*Directions for this task:* Look for the line containing "Recreate this image" and the line containing "['#00b0f0', '#ff0066', '#ffc000', '#0000cc'];"; retype them and all lines between, exactly, and leave out the pictures.

=====

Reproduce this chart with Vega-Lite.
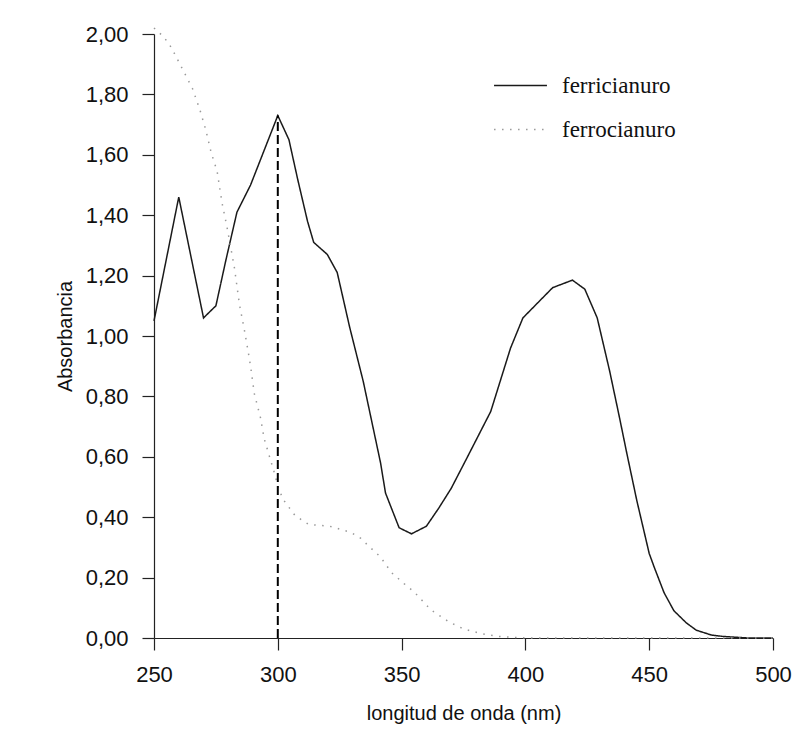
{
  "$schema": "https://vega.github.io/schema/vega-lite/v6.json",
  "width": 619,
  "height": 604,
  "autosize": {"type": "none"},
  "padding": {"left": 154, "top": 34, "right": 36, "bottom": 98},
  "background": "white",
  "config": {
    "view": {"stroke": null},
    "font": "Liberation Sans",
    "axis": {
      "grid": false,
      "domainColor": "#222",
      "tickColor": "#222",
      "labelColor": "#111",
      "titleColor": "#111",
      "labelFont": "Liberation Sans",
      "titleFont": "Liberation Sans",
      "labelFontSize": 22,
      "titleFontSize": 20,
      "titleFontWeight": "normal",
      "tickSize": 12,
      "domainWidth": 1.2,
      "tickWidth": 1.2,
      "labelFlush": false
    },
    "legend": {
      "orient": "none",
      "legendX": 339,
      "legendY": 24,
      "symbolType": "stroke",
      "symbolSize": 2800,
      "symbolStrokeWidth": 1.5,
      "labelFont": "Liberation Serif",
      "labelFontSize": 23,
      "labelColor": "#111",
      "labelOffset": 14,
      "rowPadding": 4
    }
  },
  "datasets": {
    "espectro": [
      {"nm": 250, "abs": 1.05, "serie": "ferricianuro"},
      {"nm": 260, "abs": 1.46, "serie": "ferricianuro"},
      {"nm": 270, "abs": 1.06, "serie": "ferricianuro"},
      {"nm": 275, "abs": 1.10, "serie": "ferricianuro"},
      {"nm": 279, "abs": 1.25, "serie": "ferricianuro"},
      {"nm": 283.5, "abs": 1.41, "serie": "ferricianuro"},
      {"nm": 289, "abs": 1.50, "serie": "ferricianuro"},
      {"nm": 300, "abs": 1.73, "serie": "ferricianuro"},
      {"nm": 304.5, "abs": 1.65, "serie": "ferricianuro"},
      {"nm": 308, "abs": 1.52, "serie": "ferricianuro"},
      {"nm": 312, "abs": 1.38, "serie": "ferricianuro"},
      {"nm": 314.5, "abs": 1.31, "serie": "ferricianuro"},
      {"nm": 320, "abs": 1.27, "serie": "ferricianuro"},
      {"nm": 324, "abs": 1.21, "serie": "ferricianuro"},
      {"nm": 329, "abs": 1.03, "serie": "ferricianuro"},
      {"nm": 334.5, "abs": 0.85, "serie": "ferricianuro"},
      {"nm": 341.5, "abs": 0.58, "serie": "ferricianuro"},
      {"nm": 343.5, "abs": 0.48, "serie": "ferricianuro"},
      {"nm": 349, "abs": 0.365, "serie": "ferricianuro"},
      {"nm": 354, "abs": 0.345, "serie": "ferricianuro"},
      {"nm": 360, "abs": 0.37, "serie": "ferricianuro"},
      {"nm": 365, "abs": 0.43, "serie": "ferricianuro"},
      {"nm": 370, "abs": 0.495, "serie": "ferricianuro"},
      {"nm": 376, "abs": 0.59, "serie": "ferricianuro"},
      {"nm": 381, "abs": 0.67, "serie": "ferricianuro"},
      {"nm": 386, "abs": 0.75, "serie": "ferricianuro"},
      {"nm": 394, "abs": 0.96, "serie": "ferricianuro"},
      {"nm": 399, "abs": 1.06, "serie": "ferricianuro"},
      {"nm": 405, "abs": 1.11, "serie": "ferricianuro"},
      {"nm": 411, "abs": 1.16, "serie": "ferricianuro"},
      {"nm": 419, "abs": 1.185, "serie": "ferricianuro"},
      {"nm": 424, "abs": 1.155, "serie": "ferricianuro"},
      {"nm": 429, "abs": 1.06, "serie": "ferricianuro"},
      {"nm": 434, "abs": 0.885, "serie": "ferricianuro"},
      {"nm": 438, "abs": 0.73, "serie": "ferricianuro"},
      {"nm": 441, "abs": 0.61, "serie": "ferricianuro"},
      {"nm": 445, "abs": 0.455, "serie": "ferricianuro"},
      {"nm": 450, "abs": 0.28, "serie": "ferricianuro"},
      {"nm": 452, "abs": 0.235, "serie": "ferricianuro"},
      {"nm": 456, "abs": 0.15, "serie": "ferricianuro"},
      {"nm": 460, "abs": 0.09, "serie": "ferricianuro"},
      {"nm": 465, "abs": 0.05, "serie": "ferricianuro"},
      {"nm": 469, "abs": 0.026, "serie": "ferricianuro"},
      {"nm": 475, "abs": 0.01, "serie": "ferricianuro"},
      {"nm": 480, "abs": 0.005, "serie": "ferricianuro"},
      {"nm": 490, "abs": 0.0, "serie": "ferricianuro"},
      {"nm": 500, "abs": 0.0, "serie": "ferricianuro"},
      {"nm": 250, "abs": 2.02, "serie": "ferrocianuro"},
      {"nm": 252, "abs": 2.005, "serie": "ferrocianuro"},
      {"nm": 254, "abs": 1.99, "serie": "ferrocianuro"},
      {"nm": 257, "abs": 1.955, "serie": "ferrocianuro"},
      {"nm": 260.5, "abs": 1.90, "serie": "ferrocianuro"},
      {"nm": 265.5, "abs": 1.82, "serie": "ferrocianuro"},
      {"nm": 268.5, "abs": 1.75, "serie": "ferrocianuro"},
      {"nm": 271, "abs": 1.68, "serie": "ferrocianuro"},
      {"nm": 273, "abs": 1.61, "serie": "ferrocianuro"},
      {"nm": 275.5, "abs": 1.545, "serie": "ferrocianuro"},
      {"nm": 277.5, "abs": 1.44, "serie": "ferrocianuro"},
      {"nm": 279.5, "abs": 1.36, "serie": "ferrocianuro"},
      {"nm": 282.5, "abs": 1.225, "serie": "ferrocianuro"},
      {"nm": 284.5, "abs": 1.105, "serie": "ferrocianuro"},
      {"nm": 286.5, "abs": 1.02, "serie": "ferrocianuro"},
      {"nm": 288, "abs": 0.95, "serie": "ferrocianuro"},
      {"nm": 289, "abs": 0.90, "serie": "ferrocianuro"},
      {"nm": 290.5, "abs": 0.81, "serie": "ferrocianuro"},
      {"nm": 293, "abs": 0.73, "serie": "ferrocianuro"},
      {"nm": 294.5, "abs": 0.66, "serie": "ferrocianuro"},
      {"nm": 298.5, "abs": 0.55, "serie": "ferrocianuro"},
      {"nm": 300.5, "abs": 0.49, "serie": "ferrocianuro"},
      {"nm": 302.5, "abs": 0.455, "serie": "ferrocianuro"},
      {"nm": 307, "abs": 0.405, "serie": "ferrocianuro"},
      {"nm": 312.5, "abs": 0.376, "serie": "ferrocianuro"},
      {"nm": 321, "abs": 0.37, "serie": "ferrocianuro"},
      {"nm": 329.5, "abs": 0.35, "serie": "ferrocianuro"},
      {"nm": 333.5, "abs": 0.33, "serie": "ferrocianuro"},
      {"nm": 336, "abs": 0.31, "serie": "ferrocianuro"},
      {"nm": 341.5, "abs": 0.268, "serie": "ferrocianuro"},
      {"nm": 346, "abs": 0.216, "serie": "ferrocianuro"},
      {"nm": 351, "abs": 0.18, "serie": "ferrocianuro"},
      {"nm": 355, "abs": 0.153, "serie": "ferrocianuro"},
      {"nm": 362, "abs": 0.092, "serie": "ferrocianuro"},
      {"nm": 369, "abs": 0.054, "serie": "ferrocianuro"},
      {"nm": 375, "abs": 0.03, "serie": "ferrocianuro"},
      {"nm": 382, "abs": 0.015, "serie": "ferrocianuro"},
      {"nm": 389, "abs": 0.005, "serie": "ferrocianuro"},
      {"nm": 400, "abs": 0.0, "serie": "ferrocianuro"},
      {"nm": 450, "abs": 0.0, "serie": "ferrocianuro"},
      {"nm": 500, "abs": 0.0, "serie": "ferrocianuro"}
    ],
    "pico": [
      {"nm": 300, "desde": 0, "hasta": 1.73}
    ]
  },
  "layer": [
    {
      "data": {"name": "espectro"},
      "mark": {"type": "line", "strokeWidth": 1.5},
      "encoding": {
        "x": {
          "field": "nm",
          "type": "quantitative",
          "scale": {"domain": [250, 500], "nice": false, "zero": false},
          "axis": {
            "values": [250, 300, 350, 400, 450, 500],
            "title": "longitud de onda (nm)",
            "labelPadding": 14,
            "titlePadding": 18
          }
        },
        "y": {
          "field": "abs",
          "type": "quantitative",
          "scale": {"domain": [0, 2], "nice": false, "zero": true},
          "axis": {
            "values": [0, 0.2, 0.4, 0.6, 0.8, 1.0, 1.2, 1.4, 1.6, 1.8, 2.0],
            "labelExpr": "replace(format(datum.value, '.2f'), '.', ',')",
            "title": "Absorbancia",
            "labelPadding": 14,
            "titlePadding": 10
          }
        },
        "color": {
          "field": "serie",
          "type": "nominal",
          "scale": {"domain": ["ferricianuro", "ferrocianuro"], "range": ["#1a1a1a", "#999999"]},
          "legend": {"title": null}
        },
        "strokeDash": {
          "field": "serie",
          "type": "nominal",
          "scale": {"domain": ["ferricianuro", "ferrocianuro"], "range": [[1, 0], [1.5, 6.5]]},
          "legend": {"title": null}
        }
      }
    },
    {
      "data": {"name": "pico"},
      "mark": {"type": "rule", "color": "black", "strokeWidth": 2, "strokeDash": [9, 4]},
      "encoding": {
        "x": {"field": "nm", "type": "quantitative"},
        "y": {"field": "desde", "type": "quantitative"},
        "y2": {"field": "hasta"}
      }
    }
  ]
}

=====

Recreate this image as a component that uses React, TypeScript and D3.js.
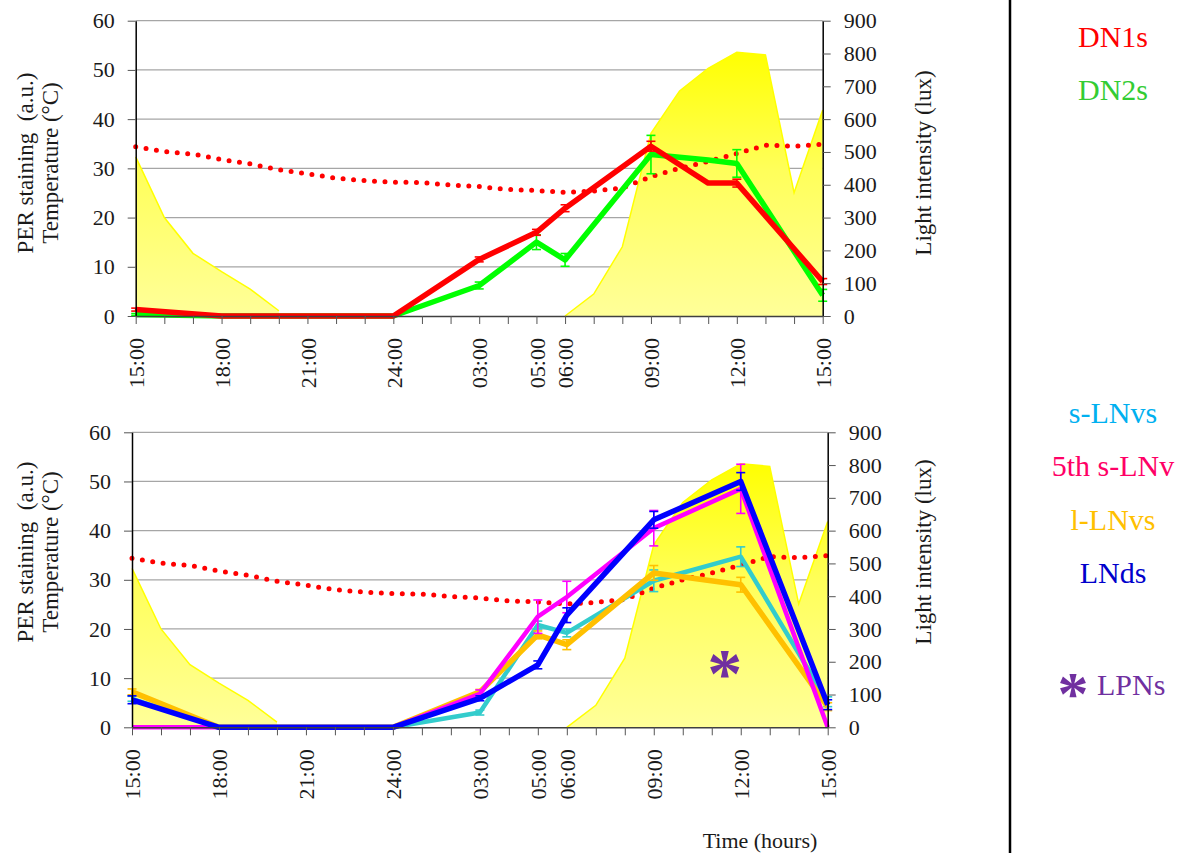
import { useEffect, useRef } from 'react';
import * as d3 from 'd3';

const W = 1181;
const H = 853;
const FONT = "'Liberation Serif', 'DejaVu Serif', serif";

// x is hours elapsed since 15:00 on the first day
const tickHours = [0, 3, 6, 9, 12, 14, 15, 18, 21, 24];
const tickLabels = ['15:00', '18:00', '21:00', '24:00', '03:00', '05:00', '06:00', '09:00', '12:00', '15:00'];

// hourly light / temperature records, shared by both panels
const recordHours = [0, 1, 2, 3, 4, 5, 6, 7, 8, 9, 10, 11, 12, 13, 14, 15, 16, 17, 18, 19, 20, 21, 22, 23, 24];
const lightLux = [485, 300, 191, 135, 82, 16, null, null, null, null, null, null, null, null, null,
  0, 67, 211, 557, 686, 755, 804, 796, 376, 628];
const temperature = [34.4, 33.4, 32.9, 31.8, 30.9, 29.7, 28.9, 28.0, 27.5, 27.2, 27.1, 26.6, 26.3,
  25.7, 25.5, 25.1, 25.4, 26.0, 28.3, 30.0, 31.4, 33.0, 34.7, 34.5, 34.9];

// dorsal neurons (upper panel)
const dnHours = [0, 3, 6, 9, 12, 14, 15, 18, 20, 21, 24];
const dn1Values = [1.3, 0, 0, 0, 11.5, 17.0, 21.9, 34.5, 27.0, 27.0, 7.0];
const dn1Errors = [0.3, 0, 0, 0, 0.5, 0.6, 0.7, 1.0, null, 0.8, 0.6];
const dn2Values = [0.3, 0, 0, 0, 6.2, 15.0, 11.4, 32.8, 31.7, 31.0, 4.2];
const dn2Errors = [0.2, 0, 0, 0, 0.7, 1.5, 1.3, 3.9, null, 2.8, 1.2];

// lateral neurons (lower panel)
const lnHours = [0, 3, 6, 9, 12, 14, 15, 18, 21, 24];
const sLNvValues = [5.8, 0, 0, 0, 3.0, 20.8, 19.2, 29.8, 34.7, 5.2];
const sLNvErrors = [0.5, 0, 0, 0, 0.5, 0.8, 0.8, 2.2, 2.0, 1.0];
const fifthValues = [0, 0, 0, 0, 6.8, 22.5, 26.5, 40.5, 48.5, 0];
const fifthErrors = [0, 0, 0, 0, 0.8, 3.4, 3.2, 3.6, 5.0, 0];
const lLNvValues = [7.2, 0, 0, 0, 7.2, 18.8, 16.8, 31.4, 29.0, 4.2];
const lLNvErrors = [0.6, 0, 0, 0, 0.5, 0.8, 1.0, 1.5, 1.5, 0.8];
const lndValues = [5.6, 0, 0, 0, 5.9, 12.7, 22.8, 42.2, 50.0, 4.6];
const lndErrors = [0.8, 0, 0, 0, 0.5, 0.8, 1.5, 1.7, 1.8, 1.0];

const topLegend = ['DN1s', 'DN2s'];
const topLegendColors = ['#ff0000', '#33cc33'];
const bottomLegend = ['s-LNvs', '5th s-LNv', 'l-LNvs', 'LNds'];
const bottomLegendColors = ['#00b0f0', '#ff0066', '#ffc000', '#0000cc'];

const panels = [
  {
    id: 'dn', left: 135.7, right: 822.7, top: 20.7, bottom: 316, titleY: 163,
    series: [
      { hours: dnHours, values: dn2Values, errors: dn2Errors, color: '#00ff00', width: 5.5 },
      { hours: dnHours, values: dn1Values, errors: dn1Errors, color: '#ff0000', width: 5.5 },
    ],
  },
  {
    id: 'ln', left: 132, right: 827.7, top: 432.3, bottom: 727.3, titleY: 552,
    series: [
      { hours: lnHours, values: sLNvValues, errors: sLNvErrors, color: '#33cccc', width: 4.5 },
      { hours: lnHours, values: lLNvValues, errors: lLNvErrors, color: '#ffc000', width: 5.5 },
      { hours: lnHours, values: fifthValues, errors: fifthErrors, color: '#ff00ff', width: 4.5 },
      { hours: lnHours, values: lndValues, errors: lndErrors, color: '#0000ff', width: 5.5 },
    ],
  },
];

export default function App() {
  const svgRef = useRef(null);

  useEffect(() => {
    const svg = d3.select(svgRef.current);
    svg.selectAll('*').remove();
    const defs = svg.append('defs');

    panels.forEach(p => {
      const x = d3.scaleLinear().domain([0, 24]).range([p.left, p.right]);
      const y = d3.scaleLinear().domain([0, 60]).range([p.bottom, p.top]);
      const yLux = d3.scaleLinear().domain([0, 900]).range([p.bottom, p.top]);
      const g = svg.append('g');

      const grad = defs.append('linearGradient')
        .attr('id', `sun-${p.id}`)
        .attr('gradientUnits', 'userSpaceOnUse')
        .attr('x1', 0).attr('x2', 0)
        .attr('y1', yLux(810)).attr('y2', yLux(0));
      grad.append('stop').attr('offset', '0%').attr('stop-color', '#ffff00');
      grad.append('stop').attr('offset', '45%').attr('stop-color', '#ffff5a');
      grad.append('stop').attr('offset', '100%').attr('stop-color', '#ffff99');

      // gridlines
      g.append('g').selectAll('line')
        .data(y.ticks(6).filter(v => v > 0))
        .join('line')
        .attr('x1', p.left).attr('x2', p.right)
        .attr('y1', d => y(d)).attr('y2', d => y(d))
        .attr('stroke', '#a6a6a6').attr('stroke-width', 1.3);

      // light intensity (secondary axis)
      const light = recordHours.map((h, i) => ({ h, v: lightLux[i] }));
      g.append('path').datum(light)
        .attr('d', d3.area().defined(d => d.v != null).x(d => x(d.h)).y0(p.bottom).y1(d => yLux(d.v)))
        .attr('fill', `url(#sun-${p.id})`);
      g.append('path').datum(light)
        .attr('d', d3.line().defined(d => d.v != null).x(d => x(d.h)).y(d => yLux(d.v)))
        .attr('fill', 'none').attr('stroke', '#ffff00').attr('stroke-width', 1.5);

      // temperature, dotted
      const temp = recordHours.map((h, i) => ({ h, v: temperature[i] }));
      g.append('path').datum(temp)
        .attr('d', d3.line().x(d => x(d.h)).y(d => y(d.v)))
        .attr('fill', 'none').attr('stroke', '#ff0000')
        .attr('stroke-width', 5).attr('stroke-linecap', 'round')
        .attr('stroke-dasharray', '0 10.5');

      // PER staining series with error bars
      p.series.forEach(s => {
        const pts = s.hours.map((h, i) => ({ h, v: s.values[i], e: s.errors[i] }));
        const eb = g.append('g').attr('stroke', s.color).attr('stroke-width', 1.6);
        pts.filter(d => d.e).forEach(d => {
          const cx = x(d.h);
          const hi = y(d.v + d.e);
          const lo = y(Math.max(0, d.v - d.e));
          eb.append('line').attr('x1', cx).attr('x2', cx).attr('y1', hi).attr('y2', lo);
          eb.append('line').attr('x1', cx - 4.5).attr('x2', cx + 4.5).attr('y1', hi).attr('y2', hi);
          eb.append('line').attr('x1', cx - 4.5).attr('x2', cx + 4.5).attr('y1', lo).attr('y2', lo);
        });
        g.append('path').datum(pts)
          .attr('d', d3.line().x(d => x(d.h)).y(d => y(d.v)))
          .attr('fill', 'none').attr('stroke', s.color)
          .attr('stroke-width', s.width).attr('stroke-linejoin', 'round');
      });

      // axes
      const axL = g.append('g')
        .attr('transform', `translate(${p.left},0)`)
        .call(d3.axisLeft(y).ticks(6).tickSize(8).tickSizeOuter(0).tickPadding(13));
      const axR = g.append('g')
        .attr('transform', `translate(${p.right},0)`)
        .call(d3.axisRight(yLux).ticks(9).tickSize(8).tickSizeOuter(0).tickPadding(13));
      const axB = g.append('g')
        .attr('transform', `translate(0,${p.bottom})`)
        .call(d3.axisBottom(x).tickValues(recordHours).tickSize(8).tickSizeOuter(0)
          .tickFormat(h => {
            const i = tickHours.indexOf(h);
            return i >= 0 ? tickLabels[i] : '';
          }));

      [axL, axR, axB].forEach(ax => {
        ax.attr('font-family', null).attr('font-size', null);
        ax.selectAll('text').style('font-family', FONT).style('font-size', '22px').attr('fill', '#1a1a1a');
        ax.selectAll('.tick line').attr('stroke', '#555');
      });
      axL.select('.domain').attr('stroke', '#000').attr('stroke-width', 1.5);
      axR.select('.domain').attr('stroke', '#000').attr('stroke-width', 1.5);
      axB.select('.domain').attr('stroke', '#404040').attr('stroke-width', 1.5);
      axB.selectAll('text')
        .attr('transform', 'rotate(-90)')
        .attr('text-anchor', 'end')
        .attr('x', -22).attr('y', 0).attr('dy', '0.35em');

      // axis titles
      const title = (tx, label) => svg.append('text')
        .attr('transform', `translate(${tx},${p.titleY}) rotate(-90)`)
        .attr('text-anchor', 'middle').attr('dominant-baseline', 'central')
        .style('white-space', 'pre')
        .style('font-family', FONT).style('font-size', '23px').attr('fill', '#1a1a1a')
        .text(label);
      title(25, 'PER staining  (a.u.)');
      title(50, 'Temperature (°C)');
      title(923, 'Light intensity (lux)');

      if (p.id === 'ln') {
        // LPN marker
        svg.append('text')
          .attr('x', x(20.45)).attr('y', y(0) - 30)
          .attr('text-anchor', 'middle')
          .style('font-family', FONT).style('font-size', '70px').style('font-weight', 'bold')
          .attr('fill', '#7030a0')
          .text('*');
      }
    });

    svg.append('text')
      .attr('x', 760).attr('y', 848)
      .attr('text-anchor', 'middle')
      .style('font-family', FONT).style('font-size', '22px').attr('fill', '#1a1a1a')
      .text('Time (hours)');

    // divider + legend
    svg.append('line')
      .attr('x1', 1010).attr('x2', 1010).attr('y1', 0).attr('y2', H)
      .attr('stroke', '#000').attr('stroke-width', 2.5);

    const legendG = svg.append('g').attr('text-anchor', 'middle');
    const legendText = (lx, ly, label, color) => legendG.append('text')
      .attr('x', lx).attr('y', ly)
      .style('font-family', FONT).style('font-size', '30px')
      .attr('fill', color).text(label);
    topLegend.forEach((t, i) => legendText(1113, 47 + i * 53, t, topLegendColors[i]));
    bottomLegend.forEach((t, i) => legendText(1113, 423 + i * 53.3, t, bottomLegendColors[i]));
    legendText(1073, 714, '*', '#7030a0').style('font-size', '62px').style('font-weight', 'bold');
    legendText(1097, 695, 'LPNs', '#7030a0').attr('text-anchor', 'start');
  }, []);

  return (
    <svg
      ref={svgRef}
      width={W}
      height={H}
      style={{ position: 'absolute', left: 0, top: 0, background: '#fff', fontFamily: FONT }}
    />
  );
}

=====

*Answer to the exercise:*
Recreate this image as a component that uses React, TypeScript and D3.js.
import { useEffect, useRef } from 'react';
import * as d3 from 'd3';

const W = 1181;
const H = 853;
const FONT = "'Liberation Serif', 'DejaVu Serif', serif";

// x is hours elapsed since 15:00 on the first day
const tickHours = [0, 3, 6, 9, 12, 14, 15, 18, 21, 24];
const tickLabels = ['15:00', '18:00', '21:00', '24:00', '03:00', '05:00', '06:00', '09:00', '12:00', '15:00'];

// hourly light / temperature records, shared by both panels
const recordHours = [0, 1, 2, 3, 4, 5, 6, 7, 8, 9, 10, 11, 12, 13, 14, 15, 16, 17, 18, 19, 20, 21, 22, 23, 24];
const lightLux = [485, 300, 191, 135, 82, 16, null, null, null, null, null, null, null, null, null,
  0, 67, 211, 557, 686, 755, 804, 796, 376, 628];
const temperature = [34.4, 33.4, 32.9, 31.8, 30.9, 29.7, 28.9, 28.0, 27.5, 27.2, 27.1, 26.6, 26.3,
  25.7, 25.5, 25.1, 25.4, 26.0, 28.3, 30.0, 31.4, 33.0, 34.7, 34.5, 34.9];

// dorsal neurons (upper panel)
const dnHours = [0, 3, 6, 9, 12, 14, 15, 18, 20, 21, 24];
const dn1Values = [1.3, 0, 0, 0, 11.5, 17.0, 21.9, 34.5, 27.0, 27.0, 7.0];
const dn1Errors = [0.3, 0, 0, 0, 0.5, 0.6, 0.7, 1.0, null, 0.8, 0.6];
const dn2Values = [0.3, 0, 0, 0, 6.2, 15.0, 11.4, 32.8, 31.7, 31.0, 4.2];
const dn2Errors = [0.2, 0, 0, 0, 0.7, 1.5, 1.3, 3.9, null, 2.8, 1.2];

// lateral neurons (lower panel)
const lnHours = [0, 3, 6, 9, 12, 14, 15, 18, 21, 24];
const sLNvValues = [5.8, 0, 0, 0, 3.0, 20.8, 19.2, 29.8, 34.7, 5.2];
const sLNvErrors = [0.5, 0, 0, 0, 0.5, 0.8, 0.8, 2.2, 2.0, 1.0];
const fifthValues = [0, 0, 0, 0, 6.8, 22.5, 26.5, 40.5, 48.5, 0];
const fifthErrors = [0, 0, 0, 0, 0.8, 3.4, 3.2, 3.6, 5.0, 0];
const lLNvValues = [7.2, 0, 0, 0, 7.2, 18.8, 16.8, 31.4, 29.0, 4.2];
const lLNvErrors = [0.6, 0, 0, 0, 0.5, 0.8, 1.0, 1.5, 1.5, 0.8];
const lndValues = [5.6, 0, 0, 0, 5.9, 12.7, 22.8, 42.2, 50.0, 4.6];
const lndErrors = [0.8, 0, 0, 0, 0.5, 0.8, 1.5, 1.7, 1.8, 1.0];

const topLegend = ['DN1s', 'DN2s'];
const topLegendColors = ['#ff0000', '#33cc33'];
const bottomLegend = ['s-LNvs', '5th s-LNv', 'l-LNvs', 'LNds'];
const bottomLegendColors = ['#00b0f0', '#ff0066', '#ffc000', '#0000cc'];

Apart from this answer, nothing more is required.